*Given exercise:* Write out, exactly and only, the lines that run from the top of the records to the line with "plt.rcParams['mathtext.default'] = 'bf'". Include both ends; exclude pictures.

++++++++++

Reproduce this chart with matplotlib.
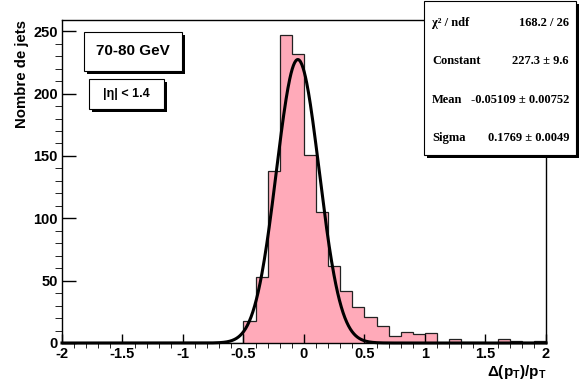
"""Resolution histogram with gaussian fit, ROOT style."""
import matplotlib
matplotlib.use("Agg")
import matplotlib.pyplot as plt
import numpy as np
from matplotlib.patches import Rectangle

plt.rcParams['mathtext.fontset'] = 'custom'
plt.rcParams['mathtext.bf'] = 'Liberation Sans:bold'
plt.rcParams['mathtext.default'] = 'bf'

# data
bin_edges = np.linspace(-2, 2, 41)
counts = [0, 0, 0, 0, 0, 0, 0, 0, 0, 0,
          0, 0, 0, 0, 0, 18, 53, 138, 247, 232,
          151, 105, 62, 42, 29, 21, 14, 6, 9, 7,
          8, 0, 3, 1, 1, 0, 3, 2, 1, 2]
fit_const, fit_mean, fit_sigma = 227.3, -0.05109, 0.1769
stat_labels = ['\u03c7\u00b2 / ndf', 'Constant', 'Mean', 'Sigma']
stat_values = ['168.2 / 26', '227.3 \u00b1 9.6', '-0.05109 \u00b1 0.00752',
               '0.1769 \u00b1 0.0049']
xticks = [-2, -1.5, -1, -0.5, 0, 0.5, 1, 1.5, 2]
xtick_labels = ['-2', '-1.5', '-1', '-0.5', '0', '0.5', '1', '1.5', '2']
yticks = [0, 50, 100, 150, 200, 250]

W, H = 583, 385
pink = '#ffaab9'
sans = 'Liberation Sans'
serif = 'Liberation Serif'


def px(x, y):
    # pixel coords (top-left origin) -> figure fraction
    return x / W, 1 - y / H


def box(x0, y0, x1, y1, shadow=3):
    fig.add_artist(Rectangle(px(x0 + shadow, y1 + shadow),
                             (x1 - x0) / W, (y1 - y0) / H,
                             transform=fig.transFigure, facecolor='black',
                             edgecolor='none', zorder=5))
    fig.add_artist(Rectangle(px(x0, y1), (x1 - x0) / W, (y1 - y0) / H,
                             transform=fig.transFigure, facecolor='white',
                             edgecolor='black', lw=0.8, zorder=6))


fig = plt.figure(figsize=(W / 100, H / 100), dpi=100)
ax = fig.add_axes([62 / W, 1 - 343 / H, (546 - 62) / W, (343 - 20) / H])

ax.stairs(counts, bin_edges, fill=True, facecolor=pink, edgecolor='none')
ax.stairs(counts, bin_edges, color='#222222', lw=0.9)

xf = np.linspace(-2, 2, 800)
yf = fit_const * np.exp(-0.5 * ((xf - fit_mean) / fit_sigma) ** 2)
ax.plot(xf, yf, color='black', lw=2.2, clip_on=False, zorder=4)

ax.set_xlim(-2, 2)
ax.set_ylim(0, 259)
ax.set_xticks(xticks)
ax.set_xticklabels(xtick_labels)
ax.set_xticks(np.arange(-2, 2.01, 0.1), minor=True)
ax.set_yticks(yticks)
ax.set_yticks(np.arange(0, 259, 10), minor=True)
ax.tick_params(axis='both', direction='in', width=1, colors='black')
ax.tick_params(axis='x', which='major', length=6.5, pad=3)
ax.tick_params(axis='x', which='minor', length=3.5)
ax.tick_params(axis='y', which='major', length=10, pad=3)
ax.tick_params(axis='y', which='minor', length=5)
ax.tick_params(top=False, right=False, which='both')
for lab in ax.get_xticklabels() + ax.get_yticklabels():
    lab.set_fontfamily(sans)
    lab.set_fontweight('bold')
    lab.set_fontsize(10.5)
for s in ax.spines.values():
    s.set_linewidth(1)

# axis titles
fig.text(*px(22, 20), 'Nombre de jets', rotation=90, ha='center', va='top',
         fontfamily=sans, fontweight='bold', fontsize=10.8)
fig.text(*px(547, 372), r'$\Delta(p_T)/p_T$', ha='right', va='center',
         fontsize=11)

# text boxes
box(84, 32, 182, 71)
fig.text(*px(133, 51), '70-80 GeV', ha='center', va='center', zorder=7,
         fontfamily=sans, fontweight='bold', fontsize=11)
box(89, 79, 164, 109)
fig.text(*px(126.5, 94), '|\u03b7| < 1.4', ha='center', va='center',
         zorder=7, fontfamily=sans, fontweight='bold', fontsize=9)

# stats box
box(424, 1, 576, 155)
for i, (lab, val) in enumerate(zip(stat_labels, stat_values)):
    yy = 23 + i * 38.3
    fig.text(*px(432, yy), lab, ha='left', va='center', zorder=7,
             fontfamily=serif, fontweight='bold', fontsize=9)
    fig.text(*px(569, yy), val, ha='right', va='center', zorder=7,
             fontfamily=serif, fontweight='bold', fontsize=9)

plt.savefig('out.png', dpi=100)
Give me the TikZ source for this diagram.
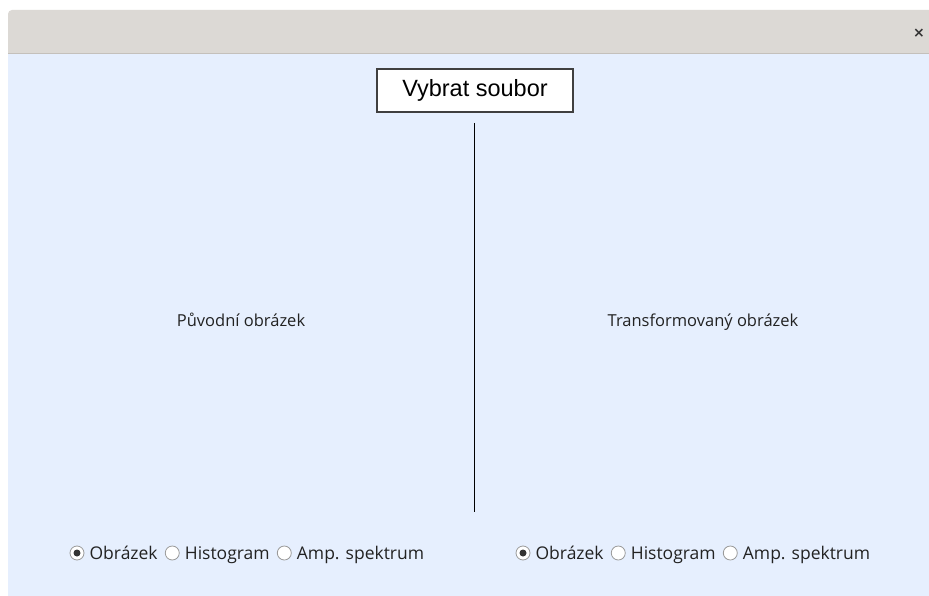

++++++++++

*Task answer:*
Reproduce this chart with matplotlib.
"""Resolution histogram with gaussian fit, ROOT style."""
import matplotlib
matplotlib.use("Agg")
import matplotlib.pyplot as plt
import numpy as np
from matplotlib.patches import Rectangle

plt.rcParams['mathtext.fontset'] = 'custom'
plt.rcParams['mathtext.bf'] = 'Liberation Sans:bold'
plt.rcParams['mathtext.default'] = 'bf'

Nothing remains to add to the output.